Peter Blake Permits His Art To Be Used On New App
The British Pop-art pioneer Sir Peter Blake has permitted his imagery to be used for a new app called Dazzle It, which allows users to ‘remix’ artwork by the father of pop art best known for designing the 1967 Beatles’ Sgt Pepper's Lonely Hearts Club Band album cover, is launched today. Dazzle It is commissioned by 14-18 NOW, the official First World War Centenary cultural programme with support from Bloomberg Philanthropies.
The new app is one of a number of innovative commissions marking the First World War Centenary made possible with funding from the Heritage Lottery Fund (HLF) and Arts Council England. Today, HLF is also confirming another £5 million of investment which will enable 14-18 NOW to make additional new commissions in 2016, adding to the ambitious programme that has already reached 19 million.
The app is inspired by early 20th century artists who painted British vessels in dazzle camouflage to confuse enemy U-boats. Sir Peter recently dazzled the Mersey Ferry Snowdrop, in a new commission by Liverpool Biennial, 14-18 NOW and Tate Modern, in partnership with National Museums Liverpool and Merseytravel.
Now, aspiring artists around the world can remix his Everybody Razzle Dazzle design and apply it to their own photos or gallery images. The dazzle image remix can then be applied to a 3D model.
Sir Peter Blake said: “Dazzle It uses cutting-edge technology that allows aspiring artists everywhere to remix my desgin and discover more about the way in which early 20th century artists participated in the war effort.”
Dazzle It users can also choose Tobias Rehberger’s Dazzle Ship London monochrome pattern, which feature on the HMS President (1918) vessel on the Thames, and share their unique 3D artwork across social networks or upload it directly to a gallery which features more information about dazzle ships.
Jenny Waldman, Director of 14-18 NOW said: “Dazzle It is a way of bringing the world of dazzle to the digital community, allowing audiences to experience dazzle beyond the installations in Liverpool and London. The app allows people to explore, create and share their own responses to the rich history of dazzle. I would like to thank the Heritage Lottery Fund for their additional grant to 14-18 NOW, which will help more people make the most of this once-in-a-lifetime opportunity to learn about the lasting impact of the First World War.”
Tracey Crouch, First World War minister, said: “The newly launched ‘Dazzle It’ app is a brilliant way for young people to learn about how 20th Century artists disguised war ships in order to confuse enemy U-boats during the First World War. It's initiatives like this that bring the First World War to life for younger generations and I'm delighted that 14-18 NOW has received a further £5m from the Heritage Lottery Fund for further arts projects."

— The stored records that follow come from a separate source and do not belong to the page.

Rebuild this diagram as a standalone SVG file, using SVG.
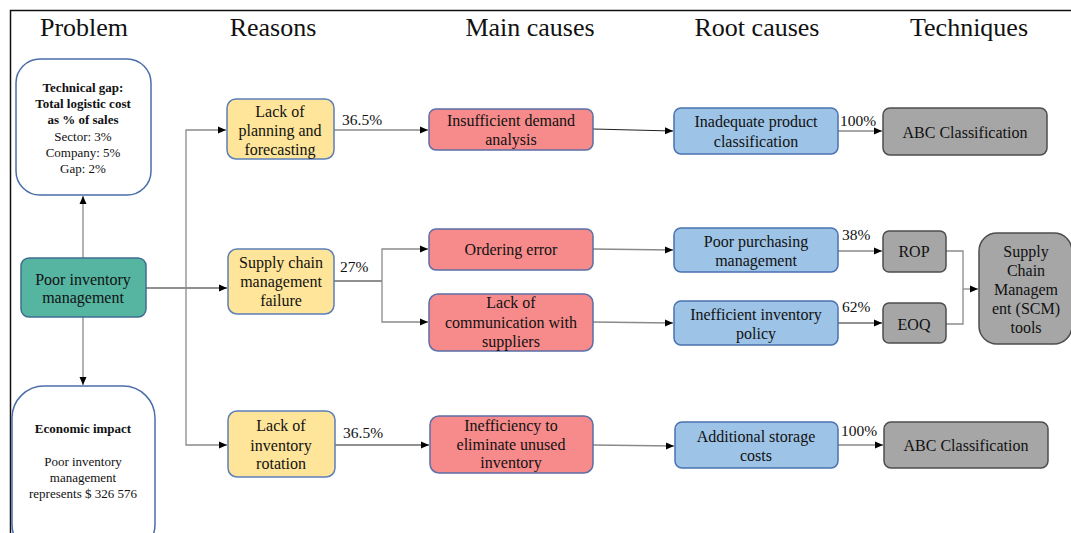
<svg xmlns="http://www.w3.org/2000/svg" width="1071" height="533" viewBox="0 0 1071 533">
<defs>
<marker id="ah" markerWidth="8" markerHeight="8" refX="8" refY="4" orient="auto" markerUnits="userSpaceOnUse"><path d="M0,0.5 L8,4 L0,7.5 z" fill="#000"/></marker>
<style>
text{font-family:"Liberation Serif","Times New Roman",serif;fill:#111;text-anchor:middle}
.h{font-size:26px}
.t{font-size:16px}
.s{font-size:13px}
.b{font-weight:bold}
.p{font-size:15.5px;text-anchor:start}
.white{fill:#fff;stroke:#4a6ea8;stroke-width:1.5}
.teal{fill:#55b5a1;stroke:#3f6d92;stroke-width:1.5}
.yel{fill:#ffe599;stroke:#5b7fb8;stroke-width:1.5}
.red{fill:#f78b8b;stroke:#5b6fa8;stroke-width:1.5}
.blue{fill:#9dc3e6;stroke:#4a72b0;stroke-width:1.5}
.gray{fill:#a6a6a6;stroke:#4d4d4d;stroke-width:1.5}
.c{fill:none;stroke:#8a8a8a;stroke-width:1.3}
.k{fill:none;stroke:#222;stroke-width:1.2}
</style>
</defs>
<rect x="0" y="0" width="1071" height="533" fill="#fff"/>
<path d="M10.5,533 V10.5 H1071" fill="none" stroke="#111" stroke-width="1.5"/>
<g id="headers">
<text class="h" x="84" y="36">Problem</text>
<text class="h" x="273" y="36">Reasons</text>
<text class="h" x="530" y="36">Main causes</text>
<text class="h" x="757" y="36">Root causes</text>
<text class="h" x="969" y="36">Techniques</text>
</g>
<g id="connectors">
<path class="c" d="M83,258 V196" marker-end="url(#ah)"/>
<path class="c" d="M83,317 V385" marker-end="url(#ah)"/>
<path class="k" d="M146,288 H227" marker-end="url(#ah)"/>
<path class="c" d="M186,288 V130 H226" marker-end="url(#ah)"/>
<path class="c" d="M186,288 V445 H227" marker-end="url(#ah)"/>
<path class="c" d="M334,130 H428" marker-end="url(#ah)"/>
<path class="k" d="M334,281 H382"/>
<path class="c" d="M382,281 V249 H428" marker-end="url(#ah)"/>
<path class="c" d="M382,281 V322 H428" marker-end="url(#ah)"/>
<path class="k" d="M335,445 H429" marker-end="url(#ah)"/>
<path class="k" d="M593,129 L673,131" marker-end="url(#ah)"/>
<path class="c" d="M593,249 L673,250" marker-end="url(#ah)"/>
<path class="c" d="M593,322 L673,323" marker-end="url(#ah)"/>
<path class="c" d="M593,445 L674,446" marker-end="url(#ah)"/>
<path class="c" d="M838,131 H882" marker-end="url(#ah)"/>
<path class="c" d="M838,251 H882" marker-end="url(#ah)"/>
<path class="k" d="M838,323 H882" marker-end="url(#ah)"/>
<path class="c" d="M838,445 H883" marker-end="url(#ah)"/>
<path class="c" d="M946,251 H963 V324 H946"/>
<path class="c" d="M963,289 H978" marker-end="url(#ah)"/>
<text class="p" x="342" y="125">36.5%</text>
<text class="p" x="340" y="272">27%</text>
<text class="p" x="343" y="438">36.5%</text>
<text class="p" x="840" y="126">100%</text>
<text class="p" x="842" y="240">38%</text>
<text class="p" x="842" y="312">62%</text>
<text class="p" x="841" y="436">100%</text>
</g>
<g id="tech-gap">
<rect class="white" x="16" y="59" width="135" height="136" rx="24"/>
<text class="s b" x="83" y="92">Technical gap:</text>
<text class="s b" x="83" y="108">Total logistic cost</text>
<text class="s b" x="83" y="124">as % of sales</text>
<text class="s" x="83" y="141">Sector: 3%</text>
<text class="s" x="83" y="157">Company: 5%</text>
<text class="s" x="83" y="173">Gap: 2%</text>
</g>
<g id="poor-inventory">
<rect class="teal" x="21" y="258" width="125" height="59" rx="8"/>
<text class="t" x="83" y="285">Poor inventory</text>
<text class="t" x="83" y="303">management</text>
</g>
<g id="economic-impact">
<rect class="white" x="12" y="386" width="143" height="170" rx="32"/>
<text class="s b" x="83" y="433">Economic impact</text>
<text class="s" x="83" y="466">Poor inventory</text>
<text class="s" x="83" y="482">management</text>
<text class="s" x="83" y="498">represents $ 326 576</text>
</g>
<g id="lack-planning">
<rect class="yel" x="227" y="99" width="107" height="60" rx="9"/>
<text class="t" x="280" y="117">Lack of</text>
<text class="t" x="280" y="136">planning and</text>
<text class="t" x="280" y="155">forecasting</text>
</g>
<g id="supply-chain-failure">
<rect class="yel" x="228" y="249" width="106" height="65" rx="9"/>
<text class="t" x="281" y="268">Supply chain</text>
<text class="t" x="281" y="287">management</text>
<text class="t" x="281" y="306">failure</text>
</g>
<g id="lack-rotation">
<rect class="yel" x="228" y="411" width="107" height="66" rx="9"/>
<text class="t" x="281" y="431">Lack of</text>
<text class="t" x="281" y="451">inventory</text>
<text class="t" x="281" y="469">rotation</text>
</g>
<g id="insufficient-demand">
<rect class="red" x="429" y="109" width="164" height="41" rx="7"/>
<text class="t" x="511" y="126">Insufficient demand</text>
<text class="t" x="511" y="145">analysis</text>
</g>
<g id="ordering-error">
<rect class="red" x="429" y="229" width="164" height="41" rx="7"/>
<text class="t" x="511" y="255">Ordering error</text>
</g>
<g id="lack-communication">
<rect class="red" x="429" y="294" width="164" height="57" rx="9"/>
<text class="t" x="511" y="308">Lack of</text>
<text class="t" x="511" y="328">communication with</text>
<text class="t" x="511" y="347">suppliers</text>
</g>
<g id="inefficiency-unused">
<rect class="red" x="430" y="416" width="163" height="57" rx="9"/>
<text class="t" x="511" y="431">Inefficiency to</text>
<text class="t" x="511" y="450">eliminate unused</text>
<text class="t" x="511" y="468">inventory</text>
</g>
<g id="inadequate-classification">
<rect class="blue" x="674" y="108" width="164" height="46" rx="7"/>
<text class="t" x="756" y="127">Inadequate product</text>
<text class="t" x="756" y="147">classification</text>
</g>
<g id="poor-purchasing">
<rect class="blue" x="674" y="228" width="164" height="44" rx="7"/>
<text class="t" x="756" y="247">Poor purchasing</text>
<text class="t" x="756" y="266">management</text>
</g>
<g id="inefficient-policy">
<rect class="blue" x="674" y="301" width="164" height="44" rx="7"/>
<text class="t" x="756" y="320">Inefficient inventory</text>
<text class="t" x="756" y="339">policy</text>
</g>
<g id="additional-storage">
<rect class="blue" x="675" y="422" width="163" height="46" rx="7"/>
<text class="t" x="756" y="442">Additional storage</text>
<text class="t" x="756" y="461">costs</text>
</g>
<g id="abc-top">
<rect class="gray" x="883" y="108" width="164" height="47" rx="7"/>
<text class="t" x="965" y="138">ABC Classification</text>
</g>
<g id="rop">
<rect class="gray" x="883" y="231" width="63" height="41" rx="6"/>
<text class="t" x="914" y="257">ROP</text>
</g>
<g id="eoq">
<rect class="gray" x="883" y="303" width="63" height="40" rx="6"/>
<text class="t" x="914" y="330">EOQ</text>
</g>
<g id="scm-tools">
<rect class="gray" x="979" y="233" width="93" height="111" rx="18"/>
<text class="t" x="1026" y="257">Supply</text>
<text class="t" x="1026" y="276">Chain</text>
<text class="t" x="1026" y="295">Managem</text>
<text class="t" x="1026" y="314">ent (SCM)</text>
<text class="t" x="1026" y="333">tools</text>
</g>
<g id="abc-bottom">
<rect class="gray" x="884" y="422" width="164" height="46" rx="7"/>
<text class="t" x="966" y="451">ABC Classification</text>
</g>
</svg>
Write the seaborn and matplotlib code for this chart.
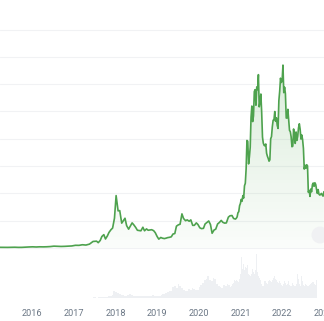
import numpy as np
import pandas as pd
import matplotlib
matplotlib.use("Agg")
import matplotlib.pyplot as plt
import matplotlib.dates as mdates
import seaborn as sns
from matplotlib.colors import LinearSegmentedColormap
from matplotlib.patches import Circle

sns.set_style("white")
plt.rcParams["font.family"] = ["Roboto", "DejaVu Sans"]

# ---------------- data (USD price, volume in billions USD) ----------------
# monthly: 2015-03 .. 2017-06
price_monthly = [260, 245, 235, 225, 260, 280, 230, 238, 320, 380,
                 430, 370, 435, 415, 450, 530, 675, 625, 570, 610, 700, 750,
                 990, 970, 1190, 1080, 1420, 2400]
volume_monthly = [0.03, 0.03, 0.02, 0.02, 0.03, 0.04, 0.03, 0.03, 0.1, 0.06,
                  0.06, 0.05, 0.06, 0.05, 0.07, 0.1, 0.12, 0.08, 0.07, 0.08, 0.1, 0.13,
                  0.15, 0.15, 0.2, 0.25, 0.5, 1.0]
# semi-monthly: 2017-06-15 .. 2020-09-15
price_semimonthly = [2450, 2500, 1950, 2750, 4200, 4900, 3300, 4400, 5700, 6700, 7300, 10900, 19200,
                     13600, 13700, 9100, 10000, 10900, 8200, 6900, 8000, 9200, 8500, 7500, 6500,
                     6400, 6300, 7600, 6300, 7000, 6500, 6600, 6700, 6350, 5600, 4200, 3250,
                     3850, 3600, 3450, 3600, 3800, 3900, 4100, 5100, 5300, 8000, 8500, 8700,
                     12500, 10800, 10000, 10300, 9800, 10300, 8300, 8300, 9200, 8600, 7400, 7100,
                     7200, 8800, 9400, 9900, 8600, 5400, 6600, 6900, 8800, 9300, 10100, 9400,
                     9100, 9200, 11300, 11800, 11900, 10800]
volume_semimonthly = [1.2, 1.1, 0.9, 1.5, 2.5, 2.2, 2.0, 1.8, 2.5, 3.5, 4.0, 7.0, 14.0,
                      12, 10, 8, 6, 7, 5, 5, 6, 8, 6, 5, 4,
                      4, 4, 5, 4, 4, 4, 4, 4, 4, 6, 5, 5,
                      5, 5, 6, 8, 9, 10, 12, 14, 15, 22, 24, 20,
                      30, 25, 20, 16, 15, 15, 18, 16, 20, 18, 17, 16,
                      22, 28, 32, 38, 40, 45, 38, 35, 42, 40, 30, 26,
                      22, 20, 28, 26, 30, 28]
# weekly: 2020-10-01 .. 2022-10-27
price_weekly = [10600, 10900, 11400, 12900, 13300, 15500, 16300, 17800, 17100, 19200,
                18300, 22800, 23700, 29000,
                39400, 39100, 30800, 33400, 36900, 47900, 52000, 46300, 48400, 57300,
                58000, 52300, 59000, 58000, 63500, 51700, 53500, 56400, 49700, 40600,
                38400, 37600, 37400, 38100, 34700, 33600, 32800, 31800, 32300, 40000,
                40800, 44400, 46800, 46900, 50000, 46400, 47700, 44900, 43800, 54000,
                57400, 62200, 60600, 61400, 67000, 56900, 58900, 56500, 47600, 47600,
                50800, 47100,
                43100, 42600, 40700, 37100, 37300, 43600, 40500, 38300, 42500, 39400,
                40900, 44000, 45500, 43500, 39900, 41400, 39700, 36500, 28900, 30300,
                29200, 30500, 30100, 20400, 21100, 18900, 21600, 20600, 23200, 23800,
                22600, 23900, 23300, 21500, 20000, 21400, 19700, 19400, 19600, 20000,
                19400, 19000, 20600]
volume_weekly = [22, 24, 26, 30, 32, 38, 36, 40, 38, 35, 33, 40, 42, 50,
                 85, 60, 70, 55, 58, 65, 62, 68, 55, 50, 48, 45,
                 50, 52, 60, 55, 50, 58, 75, 92, 55, 45, 42, 40, 38,
                 30, 26, 24, 28, 35, 36, 32, 30, 28, 35, 38, 36, 34, 32,
                 38, 42, 45, 40, 36, 38, 34, 32, 35, 42, 32, 28, 25,
                 30, 28, 35, 32, 28, 30, 25, 35, 28, 25, 24, 30, 32,
                 28, 26, 24, 22, 30, 50, 40, 30, 28, 26, 45, 35, 28,
                 25, 26, 30, 28, 24, 26, 25, 28, 30, 32, 35, 33, 34,
                 30, 28, 30, 38]
year_labels = ["2016", "2017", "2018", "2019", "2020", "2021", "2022", "2023"]

dates = (list(pd.date_range("2015-03-01", "2017-06-01", freq="MS"))
         + list(pd.date_range("2017-06-15", "2020-09-15", freq="SMS"))
         + list(pd.date_range("2020-10-01", "2022-10-27", freq="7D")))
df = pd.DataFrame({
    "date": pd.to_datetime(dates),
    "price": price_monthly + price_semimonthly + price_weekly,
    "volume": volume_monthly + volume_semimonthly + volume_weekly,
})

# ---------------- layout ----------------
W, H = 324, 321
fig = plt.figure(figsize=(W / 100, H / 100), dpi=100)
fig.patch.set_facecolor("white")


def rect(x0, y0, x1, y1):
    return [x0 / W, 1 - y1 / H, (x1 - x0) / W, (y1 - y0) / H]


axv = fig.add_axes(rect(0, 250, W, 298))
axp = fig.add_axes(rect(0, 0, W, 252))
for ax in (axv, axp):
    ax.patch.set_alpha(0)
    for s in ax.spines.values():
        s.set_visible(False)

xmin, xmax = pd.Timestamp("2015-03-28"), pd.Timestamp("2022-10-28")

# ---------------- volume ----------------
xnum = mdates.date2num(df["date"])
widths = np.r_[np.diff(xnum), 7] * 1.0
axv.bar(df["date"], df["volume"], width=widths, color="#eef0f3", linewidth=0,
        align="edge")
axv.set_xlim(xmin, xmax)
axv.set_ylim(0, 100)
axv.set_yticks([])
ticks = [pd.Timestamp(f"{y}-01-01") for y in year_labels]
axv.set_xticks(ticks)
axv.set_xticklabels(year_labels)
axv.tick_params(axis="x", length=0, pad=8, labelsize=6.6, labelcolor="#6b7785")
axv.set_xlabel("")

# ---------------- price ----------------
grid_vals = list(range(0, 90000, 10000))
axp.set_yticks(grid_vals)
axp.yaxis.grid(True, color="#f1f2f4", linewidth=0.8)
axp.set_axisbelow(True)
axp.tick_params(axis="both", length=0, labelleft=False, labelbottom=False)

poly = axp.fill_between(df["date"], 0, df["price"], color="none", linewidth=0)
cmap = LinearSegmentedColormap.from_list(
    "g", [(0.45, 0.72, 0.45, 0.03), (0.45, 0.72, 0.45, 0.26)])
grad = np.linspace(0, 1, 256).reshape(-1, 1)
img = axp.imshow(grad, cmap=cmap, origin="lower", aspect="auto",
                 extent=[mdates.date2num(xmin), mdates.date2num(xmax), 0, 68000],
                 zorder=1)
img.set_clip_path(poly.get_paths()[0], transform=axp.transData)

sns.lineplot(data=df, x="date", y="price", ax=axp, color="#4ea24e",
             linewidth=1.2, zorder=3)
axp.set_xlim(xmin, xmax)
axp.set_ylim(-1465, 90840)
axp.set_xlabel("")
axp.set_ylabel("")

# reset-zoom button
fig.patches.append(Circle((320 / W, 1 - 235 / H), 8.5 / W, transform=fig.transFigure,
                          facecolor="#f0f1f3", edgecolor="none", zorder=5))

fig.savefig("out.png", dpi=100, facecolor="white")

Sir Peter Luff, Chair of the HLF, said: “During and in the aftermath of the First World War, culture played an important role in helping people make sense of this conflict. Thanks to National Lottery players, we have been able to support 14-18 NOW’s hugely popular commissions like LIGHTS OUT and Letter to an Unknown Soldier, enabling a new generation to explore the far-reaching legacy of this war through moving and thought provoking art.”
The app follows the series of three Dazzle Ship commissions: Induction Chromatique à Double Fréquence pour l’Edmund Gardner Ship / Liverpool. Paris 2014 by Carlos Cruz-Diez on the Liverpool Waterfront; Tobias Rehberger’s Dazzle Ship London on the River Thames; and Everybody Razzle Dazzle by Sir Peter Blake. The three dazzled vessels are available to see throughout 2015. The series of Dazzle Ships have been co-commissioned with Liverpool Biennial and Tate Liverpool.